Drummer Trevor Lawrence Jr., 50, known for his extensive work with Dr. Dre, was a powerhouse, always finding the right groove. Five-string electric bassist James Genus, 58, who plays in the house band on "Saturday Night Live," was solid and arguably the most fascinating soloist, as his fingers tap danced on the frets during "Actual Proof" and sashayed on "Secret Sauce."

Blanchard, 62, a five-time Grammy winner and two-time Oscar recipient, is a star in his own right, and he brought a burning intensity to the proceedings, with his trumpet blasting through all kinds of special effects. Youngblood Daniels, an expressive if mellow-toned alto saxist, impressed as the night wore on, especially on "Footprints," composed by Wayne Shorter, Hancock's best friend.

The modest Loueke, 50, who played with Hancock in his last local appearance in 2017 at the Minnesota Zoo, added some scatting, vocal clicking and singing in Xhosa as well as innovative musical sounds, making his guitar emit squeals like a theremin.

The star of the show displayed his humor and humanity on a sermon via vocoder in the middle of 1978′s "Come Running to Me." "I don't know what I'm singing," he sang through a vocoder, a voice manipulator in his synthesizer. He eventually began spoken-word philosophizing about teaching human values to technology and learning to live as one family on the planet.

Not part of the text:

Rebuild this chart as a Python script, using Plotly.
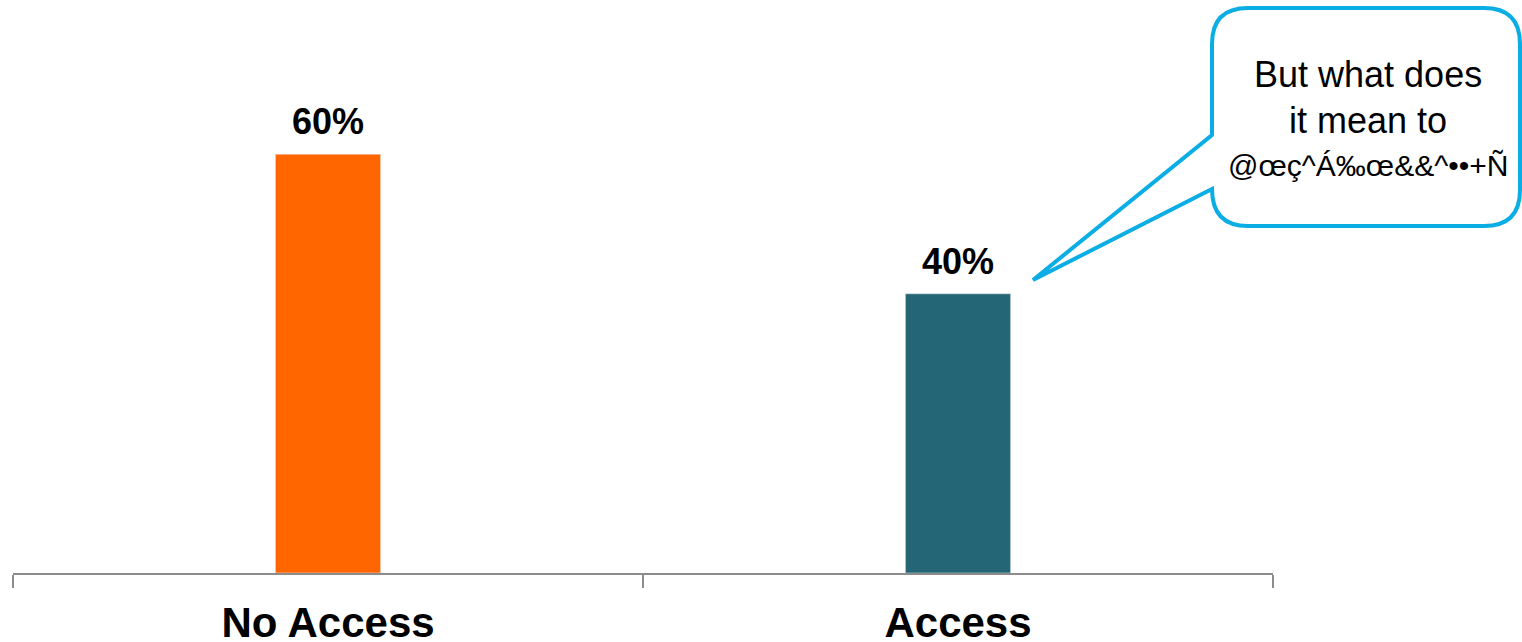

He concluded his ad libbed monologue on vocoder with "the only enemy is yourself."

As the night wound down, the jazz giant got up from his synthesizer and adjacent piano and strapped a keytar over his shoulder. It was time for "Chameleon," Hancock's best known jazz composition, from his influential 1973 "Head Hunters" album. He exchanged playful squiggles with Loueke and eventually cut loose on keytar, never looking down at his hands, just getting into a funky groove with his hard-charging band. Hancock's only extended solo of the evening, it was greeted with smiles from his bandmates and concertgoers, and he ended it in style with a rock-star leap.